For the Bartleby, the Scrivener: A Story of Wall-Street (1853) audiobook project, I was in the Office Crew team. We collaborated over Google Docs and Zoom so as to discuss our process and progress. As the framework for our project, we chose ‘Exquisite Corpse’, a method invented by Surrealists where participants collectively create texts of images, each contributing to the whole as they wish/in their own style, and the whole is revealed only at the end. This way, we were able to “hack” (Allred, 2014) Bartleby without relying on an interpretive reading/editing of the text, and allowing each participant to creatively and freely work with the text culminating in a plurality: multiple interesting voices, readings, and takes on Bartleby. Barthes’ “Death of the Author” and “From Work to Text” are particularly relevant here – each of us were present as readers and performers as we played with and reproduced the work, thus approaching it as a text.
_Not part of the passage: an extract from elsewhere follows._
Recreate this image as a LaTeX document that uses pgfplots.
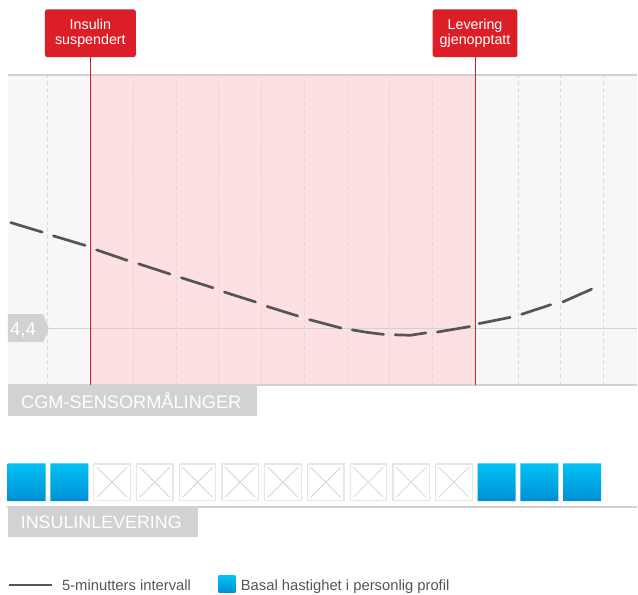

For my role as a ’reader’, I decided to go the ‘computable/DH’ route, and also approached this as a sound project: 1. I chose the reactions of the narrator each time Bartleby uttered “I prefer not to” – whatever he says or does immediately following the utterance. We could perhaps then see how they contrasted (or not) Bartleby’s monotone presence. We could see the score (as in musical score) that’s in the text. 2. I used an AI powered (which minimizes the robotic-ness) text to speech tool. I recorded them onto my phone from my computer, which added a lot of glitch (the distance + my computer’s damaged sound card). I am fairly fond of experimental music and used to do a radio show (where I got phone calls like ‘hey your signal is broken’ to which I had to respond ‘no, that’s actually what I am playing on my show’), so my individual contribution as well as my suggestions to the group/group process were very much influenced by that. I had also been part of music improvisation groups, where each person contributed to the sound created in their own individual way, so to me, our audio project was in line with those creative endeavors.
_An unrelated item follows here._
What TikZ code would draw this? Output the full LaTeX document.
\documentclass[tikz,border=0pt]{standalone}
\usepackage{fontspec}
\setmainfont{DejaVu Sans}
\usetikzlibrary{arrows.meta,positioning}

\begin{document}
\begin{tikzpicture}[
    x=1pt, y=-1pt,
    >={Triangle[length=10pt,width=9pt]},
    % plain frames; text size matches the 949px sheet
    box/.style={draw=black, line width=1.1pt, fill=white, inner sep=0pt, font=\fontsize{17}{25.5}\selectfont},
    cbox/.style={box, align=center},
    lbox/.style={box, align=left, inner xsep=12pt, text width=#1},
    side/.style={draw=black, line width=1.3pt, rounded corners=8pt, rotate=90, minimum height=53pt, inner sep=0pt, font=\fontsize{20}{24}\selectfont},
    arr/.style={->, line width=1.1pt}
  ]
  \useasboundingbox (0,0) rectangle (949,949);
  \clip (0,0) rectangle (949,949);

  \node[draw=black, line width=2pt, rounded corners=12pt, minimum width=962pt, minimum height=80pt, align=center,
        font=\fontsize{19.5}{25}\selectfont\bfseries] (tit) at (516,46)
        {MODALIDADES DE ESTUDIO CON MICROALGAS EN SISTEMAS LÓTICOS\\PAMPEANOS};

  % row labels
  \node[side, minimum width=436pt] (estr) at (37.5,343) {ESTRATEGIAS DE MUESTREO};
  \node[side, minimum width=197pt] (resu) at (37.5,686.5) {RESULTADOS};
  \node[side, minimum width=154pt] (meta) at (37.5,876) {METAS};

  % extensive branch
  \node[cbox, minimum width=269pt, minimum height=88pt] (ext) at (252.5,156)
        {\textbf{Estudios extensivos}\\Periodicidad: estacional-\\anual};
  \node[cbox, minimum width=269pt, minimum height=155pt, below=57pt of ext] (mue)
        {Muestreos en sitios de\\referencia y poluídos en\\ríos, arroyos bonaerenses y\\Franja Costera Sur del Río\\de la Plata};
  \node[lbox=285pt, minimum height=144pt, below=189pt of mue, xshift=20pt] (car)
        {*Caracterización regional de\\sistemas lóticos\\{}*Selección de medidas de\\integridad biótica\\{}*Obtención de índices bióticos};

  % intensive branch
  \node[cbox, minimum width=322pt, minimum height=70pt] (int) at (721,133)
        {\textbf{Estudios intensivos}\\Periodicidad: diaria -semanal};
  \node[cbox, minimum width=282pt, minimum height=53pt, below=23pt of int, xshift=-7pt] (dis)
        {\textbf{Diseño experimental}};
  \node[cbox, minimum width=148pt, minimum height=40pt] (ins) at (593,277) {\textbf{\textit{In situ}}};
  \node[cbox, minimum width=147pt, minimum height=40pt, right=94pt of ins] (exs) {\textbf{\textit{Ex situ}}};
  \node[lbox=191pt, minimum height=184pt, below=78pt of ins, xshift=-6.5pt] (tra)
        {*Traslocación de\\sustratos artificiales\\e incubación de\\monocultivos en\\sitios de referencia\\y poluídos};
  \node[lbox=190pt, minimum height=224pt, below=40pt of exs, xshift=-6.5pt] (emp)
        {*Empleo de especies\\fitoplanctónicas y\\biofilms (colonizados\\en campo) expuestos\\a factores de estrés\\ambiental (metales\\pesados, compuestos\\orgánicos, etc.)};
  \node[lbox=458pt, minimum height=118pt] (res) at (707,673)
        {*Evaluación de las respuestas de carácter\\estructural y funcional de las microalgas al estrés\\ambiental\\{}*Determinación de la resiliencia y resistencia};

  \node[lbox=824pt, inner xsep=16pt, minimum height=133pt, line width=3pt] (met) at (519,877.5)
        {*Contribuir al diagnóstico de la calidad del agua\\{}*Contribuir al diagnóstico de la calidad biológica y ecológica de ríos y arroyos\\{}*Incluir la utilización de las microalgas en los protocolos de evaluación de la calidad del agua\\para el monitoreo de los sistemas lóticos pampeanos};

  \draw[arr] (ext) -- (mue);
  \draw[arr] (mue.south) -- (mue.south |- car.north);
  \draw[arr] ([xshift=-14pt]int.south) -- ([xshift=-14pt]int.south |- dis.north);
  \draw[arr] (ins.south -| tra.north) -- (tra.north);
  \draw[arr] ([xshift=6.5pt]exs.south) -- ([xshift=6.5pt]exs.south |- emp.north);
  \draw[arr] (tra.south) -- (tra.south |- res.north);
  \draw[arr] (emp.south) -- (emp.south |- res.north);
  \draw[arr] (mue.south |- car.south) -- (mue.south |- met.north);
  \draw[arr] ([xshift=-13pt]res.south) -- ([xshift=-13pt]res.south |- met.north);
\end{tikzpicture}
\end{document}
I was completely fascinated by the final outcome -it was like one of my radio shows in one sense 🙂 : my teammate Lisa’s fantastic voice and reading of her own parts, my teammate Ostap’s equally fantastic but at the same time completely different reading of his part, all of our different voices/reading styles combined, and the amazing editing job done by Maggi, all made for a very interesting audio project/product to listen to. Kevin pulled all our ideas together greatly so I could better reflect on our project. One could just as well see this as an experimental radio play where we hacked Bartleby in such a way that not only we -the performer/producers- contributed idiosyncratically, but also the listeners would inevitably hear and make sense of it in idiosyncratic ways (love/hate it, focus on completely different parts or aspects of it, etc). While this is true for any sort of reading/sense making, the nature of this audio project might lend itself to further diverse ways of reception. Referring to Benjamin’s Storyteller here – how would they remember/reproduce our version of Bartleby?
Our project made me reconsider my take on audio books. I have so far enjoyed being the isolated reader that Benjamin describes – one who, as he perfectly put it- “seizes upon [her] material more jealously than anyone else… ready to make it completely [her] own” (p. 100). I wanted to read and process words in my own way. May be re-read them, may be slower or faster, may be forget they were there, may be think about how I wold translate them, etc. I did not want anyone else’s imagination in the imaginary worlds that I created and so enjoyed. Even though I love experimental works – opening my mind to the unusual, the edges of others’ imagination. To me, those (reading unintruded vs being open to anything that might come my way) were separate joys. I have now decided that this is indeed a good take, I can listen to audio books as audio projects, not necessarily a replacement of novel-reading, but an experience entirely its own.